|
|
MSRC Proteomics Core Tools
Protein identification from MS-MS data is done with database search algorithms, which match spectra to peptide sequences. MS-MS data acquired with LC-MS-MS instruments are matched to database sequences using Sequest on a Linux cluster in the Vanderbilt Advanced Computing Center for Research and Education (ACCRE). We also have begun using the open-source application X!Tandem, which also matches MS-MS spectra to database sequences. For MS peptide maps and MS-MS data acquired on the ABI 4700 MALDI-TOF-TOF instrument, matching database sequences are identified with Mascot. Because the database search algorithms atempt to match all spectra to database sequences, regardless of spectral quality, only a subset of the matches are of high quality.
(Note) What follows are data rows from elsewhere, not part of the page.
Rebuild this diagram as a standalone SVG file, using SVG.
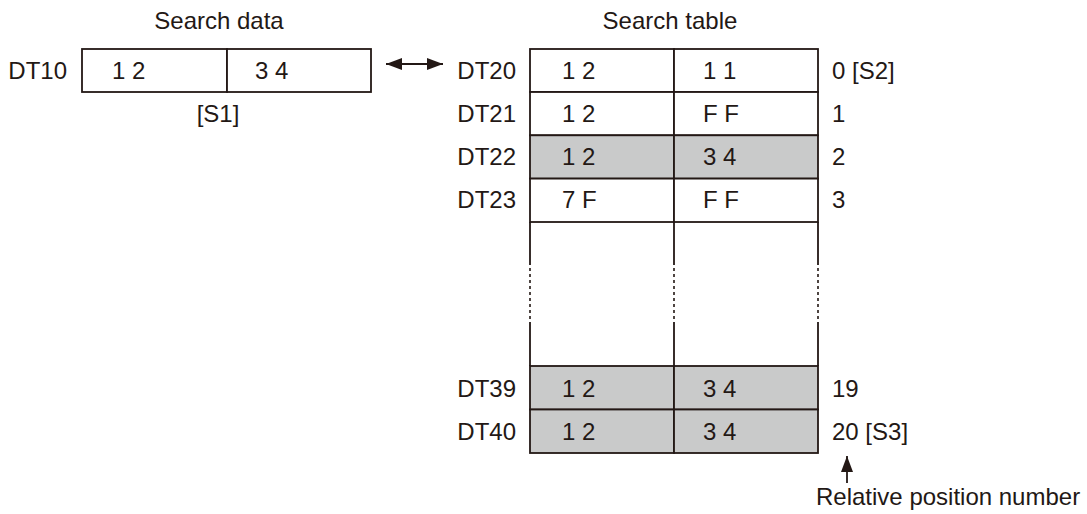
<svg xmlns="http://www.w3.org/2000/svg" width="1087" height="514" viewBox="0 0 1087 514">
<style>
text{font-family:"Liberation Sans",Arial,sans-serif;font-size:24px;fill:#231815}
.c{fill:#ffffff;stroke:#231815;stroke-width:1.8}
.g{fill:#c9caca;stroke:#231815;stroke-width:1.8}
.ln{stroke:#231815;stroke-width:1.8;fill:none}
.ds{stroke:#231815;stroke-width:1.6;fill:none;stroke-dasharray:3 3}
.e{text-anchor:end}
.m{text-anchor:middle}
</style>
<defs>
<marker id="ah" viewBox="0 0 16 12" refX="16" refY="6" markerWidth="16" markerHeight="12" markerUnits="userSpaceOnUse" orient="auto-start-reverse">
<path d="M0,0 L16,6 L0,12 z" fill="#231815"/>
</marker>
</defs>
<rect width="1087" height="514" fill="#ffffff"/>

<g id="search-data">
<text class="m" x="219" y="29">Search data</text>
<text class="e" x="67" y="79">DT10</text>
<rect class="c" x="82" y="49" width="145" height="43"/>
<rect class="c" x="227" y="49" width="144" height="43"/>
<text x="112" y="79">1 2</text>
<text x="255" y="79">3 4</text>
<text class="m" x="218" y="122">[S1]</text>
</g>

<g id="search-table">
<text class="m" x="670" y="29">Search table</text>
<g id="row-dt20">
<rect class="c" x="530" y="49" width="144" height="43"/>
<rect class="c" x="674" y="49" width="144" height="43"/>
<text class="e" x="516" y="79">DT20</text>
<text x="562" y="79">1 2</text>
<text x="703" y="79">1 1</text>
<text x="832" y="79">0 [S2]</text>
</g>
<g id="row-dt21">
<rect class="c" x="530" y="92" width="144" height="43.3"/>
<rect class="c" x="674" y="92" width="144" height="43.3"/>
<text class="e" x="516" y="122">DT21</text>
<text x="562" y="122">1 2</text>
<text x="703" y="122">F F</text>
<text x="832" y="122">1</text>
</g>
<g id="row-dt22">
<rect class="g" x="530" y="135.3" width="144" height="43.3"/>
<rect class="g" x="674" y="135.3" width="144" height="43.3"/>
<text class="e" x="516" y="165">DT22</text>
<text x="562" y="165">1 2</text>
<text x="703" y="165">3 4</text>
<text x="832" y="165">2</text>
</g>
<g id="row-dt23">
<rect class="c" x="530" y="178.6" width="144" height="43.4"/>
<rect class="c" x="674" y="178.6" width="144" height="43.4"/>
<text class="e" x="516" y="208">DT23</text>
<text x="562" y="208">7 F</text>
<text x="703" y="208">F F</text>
<text x="832" y="208">3</text>
</g>
<g id="row-gap">
<path class="ln" d="M530,222V265M674,222V265M818,222V265M530,322V366M674,322V366M818,322V366"/>
<path class="ds" d="M530,268V320M674,268V320M818,268V320"/>
</g>
<g id="row-dt39">
<rect class="g" x="530" y="366" width="144" height="43.5"/>
<rect class="g" x="674" y="366" width="144" height="43.5"/>
<text class="e" x="516" y="397">DT39</text>
<text x="562" y="397">1 2</text>
<text x="703" y="397">3 4</text>
<text x="832" y="397">19</text>
</g>
<g id="row-dt40">
<rect class="g" x="530" y="409.5" width="144" height="43.5"/>
<rect class="g" x="674" y="409.5" width="144" height="43.5"/>
<text class="e" x="516" y="440">DT40</text>
<text x="562" y="440">1 2</text>
<text x="703" y="440">3 4</text>
<text x="832" y="440">20 [S3]</text>
</g>
</g>

<g id="relative-label">
<text x="816" y="505">Relative position number</text>
</g>

<g id="connectors">
<path class="ln" d="M386,64H443" marker-start="url(#ah)" marker-end="url(#ah)"/>
<path class="ln" d="M847,483V456" marker-end="url(#ah)"/>
</g>
</svg>
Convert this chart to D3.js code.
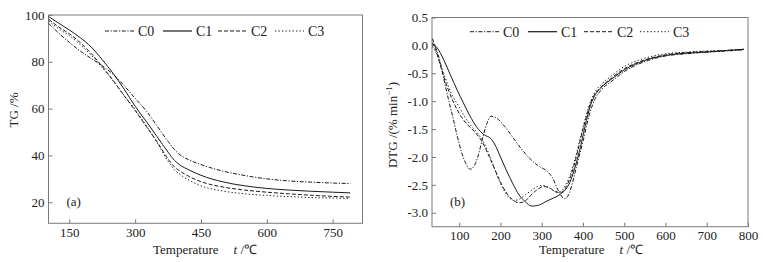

Evaluation of sequence-to-spectrum matches is done with Peptide Prophet, which estimates rates of false-positive identifications from database searches with Sequest, X!Tandem, and Mascot. Evaluation of protein identifications from peptide sequence-to-spectrum matches is done with the companion program Protein Prophet. Database search algorithms for protein identification have limited utility for identifying MS-MS spectra of modified or variant sequences, particularly when the modifications cannot be anticipated prior to database searching. We have developed the P-Mod and SALSA algorithms and software, which identify MS-MS spectra for modified peptides and facilitate the discovery and mapping of protein posttranslational modifications and chemical adducts. Outputs of database search programs and peptide- and protein identification applications are maintained in a custom-designed database system called CHIPS (Complete Heirarchical Integration of Protein Searches). CHIPS allows filtering, sorting and comparisons between multiple datasets using flexible, user-defined criteria. |